I was not at all impressed when I first saw the Eiffel Tower.
My problem with the Eiffel Tower, the Taj Mahal and the Mona Lisa is that they look just like the pictures. When you go and look at them, there’s nothing that you have not already seen or sensed, unlike, for example, when you see the Notre Dame, the Sistine Chapel or the acropolis. When I said this, everybody told me that the charm of the Eiffel Tower lies in how it’s lit at night. So my sister and I decided to go at night to see the Eiffel Tower and then take the last train out from Paris back to Grenoble.
It was worth it, people were right; the Eiffel Tower was truly beautiful. Paris by night is charming, and the Eiffel Tower carried some of that mood – call it romantic, call it festive, call it anything.

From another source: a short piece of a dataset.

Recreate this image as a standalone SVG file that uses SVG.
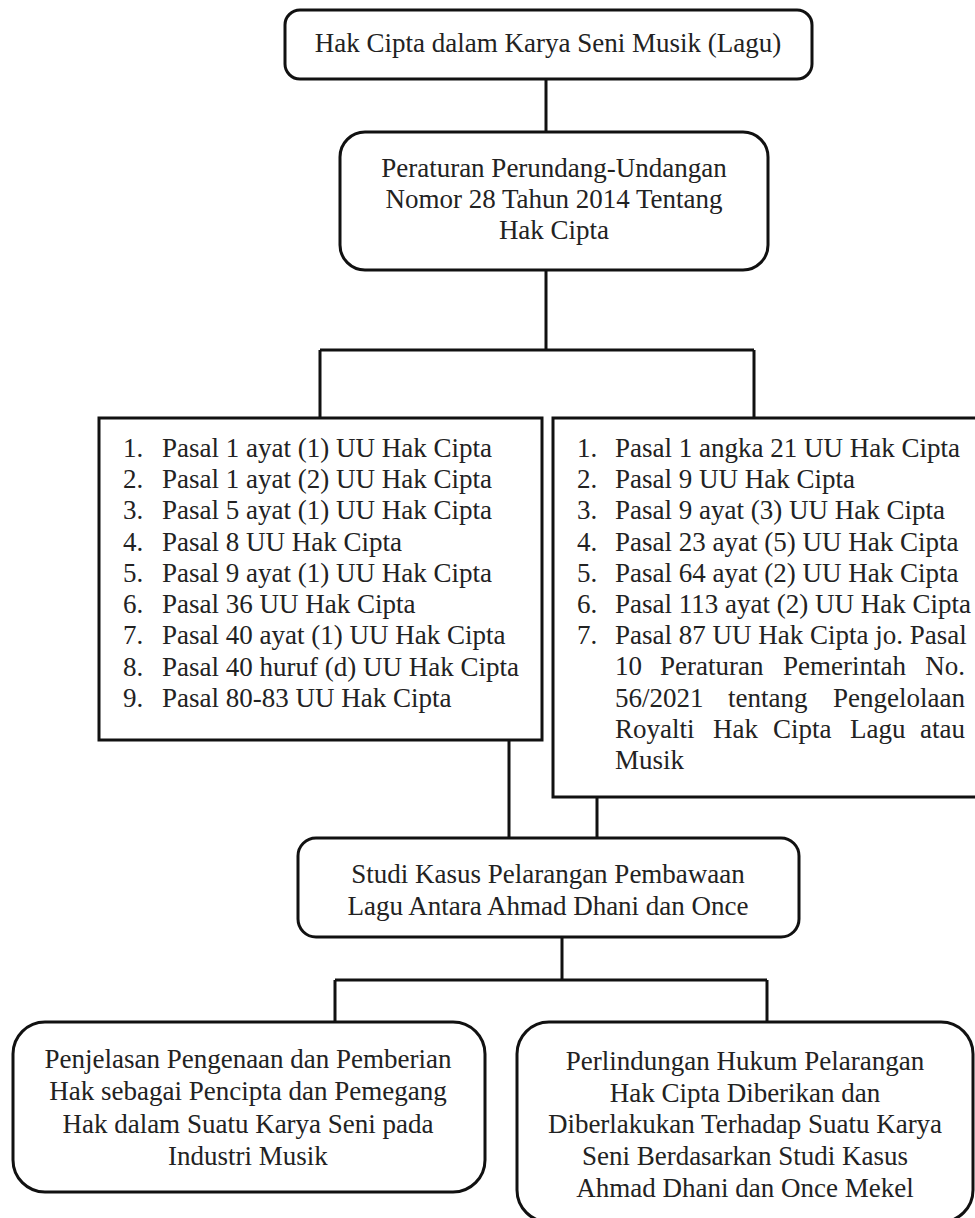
<svg xmlns="http://www.w3.org/2000/svg" width="975" height="1218" viewBox="0 0 975 1218">
<style>
.box{fill:#fff;stroke:#111;stroke-width:3}
.con{fill:none;stroke:#111;stroke-width:3}
text{font-family:"Liberation Serif","Times New Roman",serif;font-size:27px;fill:#222}
.c{text-anchor:middle}
.e{text-anchor:end}
</style>
<rect width="975" height="1218" fill="#fff"/>
<g id="connectors">
<path class="con" d="M546,79 V132"/>
<path class="con" d="M546,270 V350 M320,350 H754 M320,350 V418 M754,350 V418"/>
<path class="con" d="M509,740 V838 M597,797 V838"/>
<path class="con" d="M562,937 V980 M335,980 H767 M335,980 V1022 M767,980 V1022"/>
</g>
<g id="n1">
<rect class="box" x="285" y="10" width="527" height="69" rx="15"/>
<text class="c" x="548" y="52">Hak Cipta dalam Karya Seni Musik (Lagu)</text>
</g>
<g id="n2">
<rect class="box" x="340" y="132" width="428" height="138" rx="25"/>
<text class="c" x="554" y="177">Peraturan Perundang-Undangan</text>
<text class="c" x="554" y="208">Nomor 28 Tahun 2014 Tentang</text>
<text class="c" x="554" y="239">Hak Cipta</text>
</g>
<g id="n3">
<rect class="box" x="99" y="418" width="443" height="322"/>
<text x="123" y="457">1.</text><text x="162" y="457">Pasal 1 ayat (1) UU Hak Cipta</text>
<text x="123" y="488">2.</text><text x="162" y="488">Pasal 1 ayat (2) UU Hak Cipta</text>
<text x="123" y="519">3.</text><text x="162" y="519">Pasal 5 ayat (1) UU Hak Cipta</text>
<text x="123" y="551">4.</text><text x="162" y="551">Pasal 8 UU Hak Cipta</text>
<text x="123" y="582">5.</text><text x="162" y="582">Pasal 9 ayat (1) UU Hak Cipta</text>
<text x="123" y="613">6.</text><text x="162" y="613">Pasal 36 UU Hak Cipta</text>
<text x="123" y="644">7.</text><text x="162" y="644">Pasal 40 ayat (1) UU Hak Cipta</text>
<text x="123" y="676">8.</text><text x="162" y="676">Pasal 40 huruf (d) UU Hak Cipta</text>
<text x="123" y="707">9.</text><text x="162" y="707">Pasal 80-83 UU Hak Cipta</text>
</g>
<g id="n4">
<rect class="box" x="553" y="418" width="440" height="379"/>
<text x="577" y="457">1.</text><text x="615" y="457">Pasal 1 angka 21 UU Hak Cipta</text>
<text x="577" y="488">2.</text><text x="615" y="488">Pasal 9 UU Hak Cipta</text>
<text x="577" y="519">3.</text><text x="615" y="519">Pasal 9 ayat (3) UU Hak Cipta</text>
<text x="577" y="551">4.</text><text x="615" y="551">Pasal 23 ayat (5) UU Hak Cipta</text>
<text x="577" y="582">5.</text><text x="615" y="582">Pasal 64 ayat (2) UU Hak Cipta</text>
<text x="577" y="613">6.</text><text x="615" y="613">Pasal 113 ayat (2) UU Hak Cipta</text>
<text x="577" y="644">7.</text><text x="615" y="644">Pasal 87 UU Hak Cipta jo. Pasal</text>
<text x="615" y="675">10</text><text x="660" y="675">Peraturan</text><text x="783" y="675">Pemerintah</text><text class="e" x="965" y="675">No.</text>
<text x="615" y="707">56/2021</text><text x="728" y="707">tentang</text><text class="e" x="965" y="707">Pengelolaan</text>
<text x="615" y="738">Royalti</text><text x="713" y="738">Hak</text><text x="773" y="738">Cipta</text><text x="850" y="738">Lagu</text><text class="e" x="965" y="738">atau</text>
<text x="615" y="769">Musik</text>
</g>
<g id="n5">
<rect class="box" x="298" y="838" width="501" height="99" rx="18"/>
<text class="c" x="548" y="883">Studi Kasus Pelarangan Pembawaan</text>
<text class="c" x="548" y="915">Lagu Antara Ahmad Dhani dan Once</text>
</g>
<g id="n6">
<rect class="box" x="13" y="1022" width="472" height="170" rx="32"/>
<text class="c" x="248" y="1068">Penjelasan Pengenaan dan Pemberian</text>
<text class="c" x="248" y="1100">Hak sebagai Pencipta dan Pemegang</text>
<text class="c" x="248" y="1133">Hak dalam Suatu Karya Seni pada</text>
<text class="c" x="248" y="1165">Industri Musik</text>
</g>
<g id="n7">
<rect class="box" x="517" y="1022" width="456" height="200" rx="32"/>
<text class="c" x="745" y="1070">Perlindungan Hukum Pelarangan</text>
<text class="c" x="745" y="1102">Hak Cipta Diberikan dan</text>
<text class="c" x="745" y="1133">Diberlakukan Terhadap Suatu Karya</text>
<text class="c" x="745" y="1165">Seni Berdasarkan Studi Kasus</text>
<text class="c" x="745" y="1197">Ahmad Dhani dan Once Mekel</text>
</g>
</svg>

We worked out our schedule to the letter, planning perfectly how long the metro-ride to the station would take so that we could catch our train back to Grenoble.
What we did not think of, though, rather unintelligently was that the metro would not be standing and waiting to leave at exactly the moment the two sisters chose to go to the station. Oops.
We realised, I think, only when we got to our metro station that our detailed planning had fallen short. Shaking our heads and wincing inwardly, we reached seven minutes late for our train to Grenoble, scheduled to leave at 23:44. We missed the train, not surprisingly.
It was close to midnight, and we did not know what else to do, so we spent the night on the bank of the Seine, looking at the beautiful architecture beyond and the dark water below. We looked at the dark sky above and talked of dreams and imagination. We fell in love with the city all over again, and spoke of life, the universe and everything, the way we can only when things around us are lovely.
Morning brought its own sobriety though, and we marvelled at our foolish bravery. Two girls sitting by themselves at the bank of a river outside a station in a foreign city. Drunk people wandering around, waiting for the slightest opportunity to have conversation and perhaps more.
Being young and stupid has its advantages, though – Paris by night is truly charming. Age and wisdom would never have brought us that beauty.